Request - Identify the lines bearing the string "this" and gather them.

## Begin

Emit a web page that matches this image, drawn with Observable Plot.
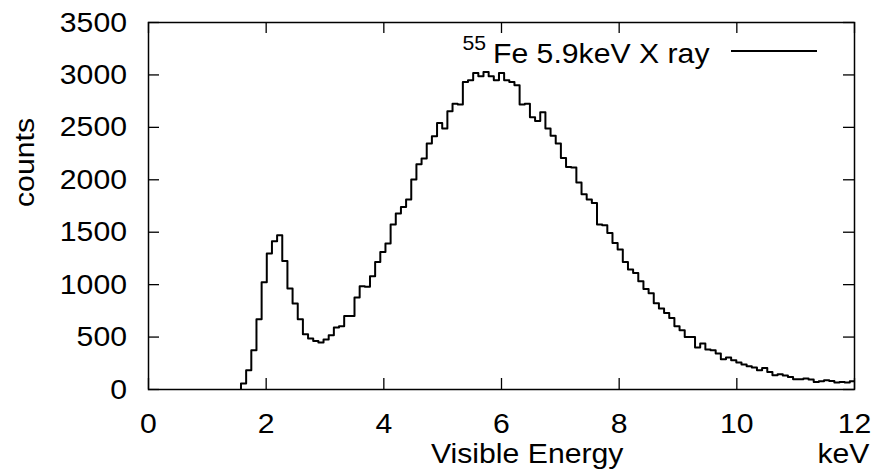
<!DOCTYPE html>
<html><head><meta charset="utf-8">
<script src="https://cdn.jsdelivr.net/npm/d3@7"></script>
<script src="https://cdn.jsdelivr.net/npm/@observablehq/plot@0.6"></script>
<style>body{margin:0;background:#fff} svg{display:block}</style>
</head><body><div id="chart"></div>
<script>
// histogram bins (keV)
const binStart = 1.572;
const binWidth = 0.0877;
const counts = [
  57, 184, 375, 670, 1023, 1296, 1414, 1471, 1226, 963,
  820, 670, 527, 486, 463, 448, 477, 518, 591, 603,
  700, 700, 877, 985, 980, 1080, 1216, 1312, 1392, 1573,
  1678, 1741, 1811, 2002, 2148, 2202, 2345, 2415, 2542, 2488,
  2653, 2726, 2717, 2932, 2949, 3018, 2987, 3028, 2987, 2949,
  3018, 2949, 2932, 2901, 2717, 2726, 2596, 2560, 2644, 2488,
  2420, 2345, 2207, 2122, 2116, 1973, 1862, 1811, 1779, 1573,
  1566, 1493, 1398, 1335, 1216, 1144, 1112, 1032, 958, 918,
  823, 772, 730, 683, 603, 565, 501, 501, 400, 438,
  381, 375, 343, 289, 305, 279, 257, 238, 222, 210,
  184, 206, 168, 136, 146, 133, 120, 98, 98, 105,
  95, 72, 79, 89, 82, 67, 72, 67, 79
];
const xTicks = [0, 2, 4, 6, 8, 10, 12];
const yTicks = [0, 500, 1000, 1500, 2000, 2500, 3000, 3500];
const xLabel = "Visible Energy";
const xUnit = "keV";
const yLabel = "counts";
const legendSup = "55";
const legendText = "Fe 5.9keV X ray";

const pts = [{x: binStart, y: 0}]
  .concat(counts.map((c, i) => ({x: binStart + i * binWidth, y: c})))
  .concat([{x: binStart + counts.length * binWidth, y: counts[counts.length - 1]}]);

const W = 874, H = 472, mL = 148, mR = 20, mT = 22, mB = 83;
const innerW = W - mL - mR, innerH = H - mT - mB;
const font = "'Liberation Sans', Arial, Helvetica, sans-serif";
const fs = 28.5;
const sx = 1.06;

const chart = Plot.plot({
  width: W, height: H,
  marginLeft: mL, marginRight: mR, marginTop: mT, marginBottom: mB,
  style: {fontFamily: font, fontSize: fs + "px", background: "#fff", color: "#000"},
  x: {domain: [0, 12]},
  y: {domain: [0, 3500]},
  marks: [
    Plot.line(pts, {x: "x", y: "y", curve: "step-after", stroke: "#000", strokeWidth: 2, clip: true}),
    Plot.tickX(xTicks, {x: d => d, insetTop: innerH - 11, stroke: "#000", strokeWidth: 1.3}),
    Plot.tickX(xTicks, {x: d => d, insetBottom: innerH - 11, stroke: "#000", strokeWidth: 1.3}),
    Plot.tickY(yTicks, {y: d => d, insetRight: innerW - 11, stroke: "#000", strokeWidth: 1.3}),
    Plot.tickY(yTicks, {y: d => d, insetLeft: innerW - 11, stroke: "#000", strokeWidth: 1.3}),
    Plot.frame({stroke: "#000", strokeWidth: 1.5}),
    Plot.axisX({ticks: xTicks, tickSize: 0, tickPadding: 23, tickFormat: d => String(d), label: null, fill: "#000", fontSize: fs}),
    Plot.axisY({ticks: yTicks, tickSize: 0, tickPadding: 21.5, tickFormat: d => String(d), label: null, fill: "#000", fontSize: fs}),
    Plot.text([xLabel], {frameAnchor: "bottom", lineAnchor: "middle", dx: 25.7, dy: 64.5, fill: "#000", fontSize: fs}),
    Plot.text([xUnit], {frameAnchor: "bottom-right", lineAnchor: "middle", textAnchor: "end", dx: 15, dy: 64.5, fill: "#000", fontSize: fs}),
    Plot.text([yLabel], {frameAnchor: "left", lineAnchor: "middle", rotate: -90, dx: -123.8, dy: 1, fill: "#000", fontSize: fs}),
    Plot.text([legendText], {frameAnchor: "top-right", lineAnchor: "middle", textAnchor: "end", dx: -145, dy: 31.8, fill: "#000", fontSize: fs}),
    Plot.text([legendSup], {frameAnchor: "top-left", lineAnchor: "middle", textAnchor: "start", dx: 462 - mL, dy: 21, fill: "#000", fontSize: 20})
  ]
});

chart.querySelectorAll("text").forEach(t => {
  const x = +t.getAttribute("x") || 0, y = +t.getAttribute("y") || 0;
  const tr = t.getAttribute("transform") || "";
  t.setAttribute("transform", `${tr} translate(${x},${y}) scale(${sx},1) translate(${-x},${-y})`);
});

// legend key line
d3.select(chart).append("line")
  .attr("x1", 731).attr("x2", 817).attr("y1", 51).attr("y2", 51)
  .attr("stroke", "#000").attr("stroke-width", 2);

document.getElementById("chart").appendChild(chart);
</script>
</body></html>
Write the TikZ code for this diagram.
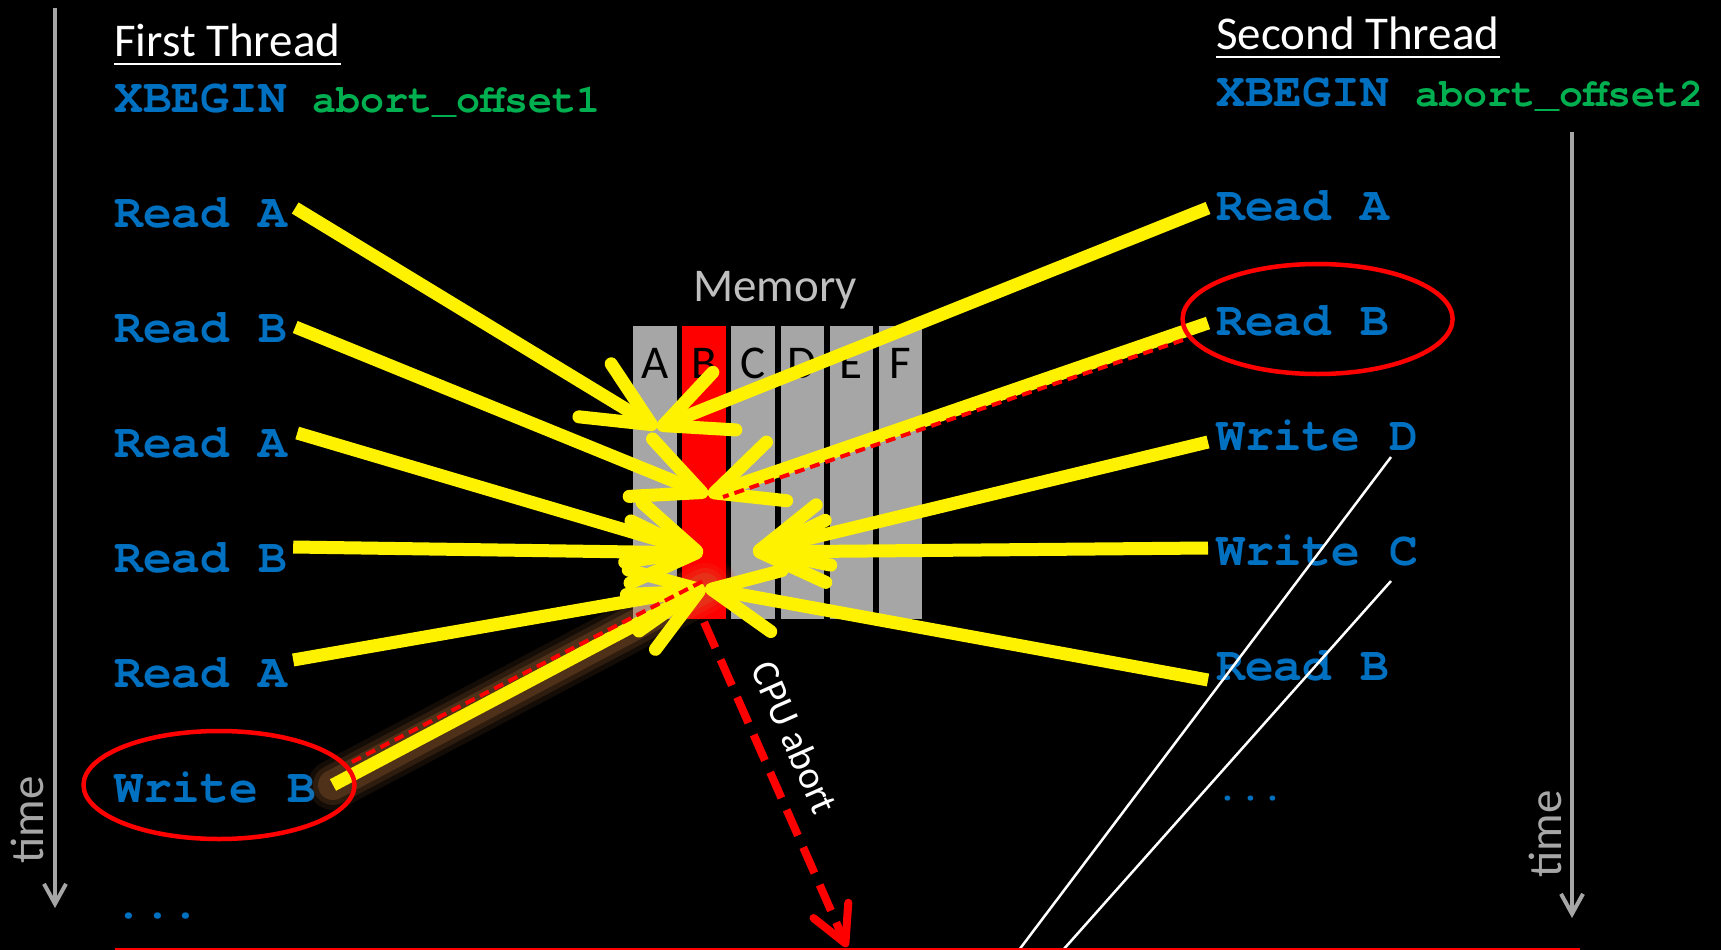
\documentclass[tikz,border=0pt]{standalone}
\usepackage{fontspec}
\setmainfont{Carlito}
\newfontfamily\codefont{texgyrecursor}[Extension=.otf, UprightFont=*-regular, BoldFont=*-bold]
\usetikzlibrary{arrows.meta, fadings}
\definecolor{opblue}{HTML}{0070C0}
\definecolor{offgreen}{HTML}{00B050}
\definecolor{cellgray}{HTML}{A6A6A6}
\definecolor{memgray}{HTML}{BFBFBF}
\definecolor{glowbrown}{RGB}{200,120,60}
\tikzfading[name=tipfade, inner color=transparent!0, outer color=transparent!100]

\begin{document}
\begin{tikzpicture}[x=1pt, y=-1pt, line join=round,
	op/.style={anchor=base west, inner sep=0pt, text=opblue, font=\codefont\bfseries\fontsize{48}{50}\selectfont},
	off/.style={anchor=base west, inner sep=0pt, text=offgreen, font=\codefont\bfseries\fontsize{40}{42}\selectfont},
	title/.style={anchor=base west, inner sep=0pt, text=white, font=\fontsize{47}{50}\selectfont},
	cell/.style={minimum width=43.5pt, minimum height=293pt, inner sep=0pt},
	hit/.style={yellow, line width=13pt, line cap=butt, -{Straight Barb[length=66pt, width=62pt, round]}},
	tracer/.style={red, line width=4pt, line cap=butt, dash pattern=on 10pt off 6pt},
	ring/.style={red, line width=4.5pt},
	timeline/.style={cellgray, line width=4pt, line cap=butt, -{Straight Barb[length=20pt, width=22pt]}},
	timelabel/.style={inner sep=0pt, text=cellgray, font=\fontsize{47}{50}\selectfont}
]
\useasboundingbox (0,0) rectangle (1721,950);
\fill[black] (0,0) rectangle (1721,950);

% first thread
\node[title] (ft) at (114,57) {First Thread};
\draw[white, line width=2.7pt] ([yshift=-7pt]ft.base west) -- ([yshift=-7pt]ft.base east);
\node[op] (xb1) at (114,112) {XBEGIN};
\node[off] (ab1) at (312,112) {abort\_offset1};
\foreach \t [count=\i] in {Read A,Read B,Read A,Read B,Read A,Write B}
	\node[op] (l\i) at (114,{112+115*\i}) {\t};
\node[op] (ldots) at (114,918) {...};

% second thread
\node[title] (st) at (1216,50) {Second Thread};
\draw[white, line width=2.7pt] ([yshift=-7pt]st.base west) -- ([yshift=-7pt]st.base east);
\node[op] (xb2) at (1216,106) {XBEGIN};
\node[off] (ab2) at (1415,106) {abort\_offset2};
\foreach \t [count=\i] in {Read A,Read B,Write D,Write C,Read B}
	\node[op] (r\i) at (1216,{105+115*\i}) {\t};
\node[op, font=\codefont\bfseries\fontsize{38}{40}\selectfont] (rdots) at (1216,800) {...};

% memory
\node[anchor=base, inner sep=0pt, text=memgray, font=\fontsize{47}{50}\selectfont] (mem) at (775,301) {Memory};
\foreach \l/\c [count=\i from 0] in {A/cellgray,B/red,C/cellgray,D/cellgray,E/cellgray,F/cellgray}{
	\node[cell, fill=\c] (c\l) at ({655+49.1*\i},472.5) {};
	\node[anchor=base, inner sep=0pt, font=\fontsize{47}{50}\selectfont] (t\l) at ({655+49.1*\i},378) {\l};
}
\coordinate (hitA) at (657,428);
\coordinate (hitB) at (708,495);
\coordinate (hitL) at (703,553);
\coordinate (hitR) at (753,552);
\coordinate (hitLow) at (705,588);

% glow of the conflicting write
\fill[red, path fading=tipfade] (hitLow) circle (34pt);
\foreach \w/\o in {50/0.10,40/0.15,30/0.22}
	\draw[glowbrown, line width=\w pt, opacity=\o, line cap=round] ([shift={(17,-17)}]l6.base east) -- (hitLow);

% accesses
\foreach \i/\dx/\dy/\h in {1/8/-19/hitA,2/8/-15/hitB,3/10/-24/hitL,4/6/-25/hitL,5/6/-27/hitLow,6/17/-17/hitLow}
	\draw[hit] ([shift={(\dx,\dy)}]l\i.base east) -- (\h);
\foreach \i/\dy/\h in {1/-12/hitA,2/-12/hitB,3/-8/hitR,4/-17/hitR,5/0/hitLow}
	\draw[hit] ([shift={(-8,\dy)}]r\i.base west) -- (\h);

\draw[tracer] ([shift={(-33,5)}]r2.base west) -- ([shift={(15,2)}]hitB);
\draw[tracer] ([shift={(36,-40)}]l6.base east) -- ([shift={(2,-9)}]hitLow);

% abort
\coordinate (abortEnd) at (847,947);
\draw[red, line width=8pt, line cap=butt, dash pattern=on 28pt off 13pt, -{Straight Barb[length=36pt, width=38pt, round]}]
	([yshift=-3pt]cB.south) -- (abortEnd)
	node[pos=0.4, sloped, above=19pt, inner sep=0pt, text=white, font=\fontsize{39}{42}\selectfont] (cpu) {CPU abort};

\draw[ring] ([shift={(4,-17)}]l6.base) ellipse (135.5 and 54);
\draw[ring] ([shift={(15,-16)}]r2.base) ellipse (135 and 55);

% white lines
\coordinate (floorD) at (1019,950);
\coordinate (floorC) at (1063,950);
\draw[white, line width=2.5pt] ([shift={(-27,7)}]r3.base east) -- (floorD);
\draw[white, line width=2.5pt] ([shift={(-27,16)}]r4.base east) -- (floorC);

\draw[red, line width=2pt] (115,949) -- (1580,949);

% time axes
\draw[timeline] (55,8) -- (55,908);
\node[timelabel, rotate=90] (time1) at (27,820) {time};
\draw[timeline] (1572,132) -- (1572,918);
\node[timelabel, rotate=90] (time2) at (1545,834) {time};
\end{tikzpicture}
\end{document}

## End

Problem solution -
Emit a web page that matches this image, drawn with Observable Plot.
Write the TikZ code for this diagram.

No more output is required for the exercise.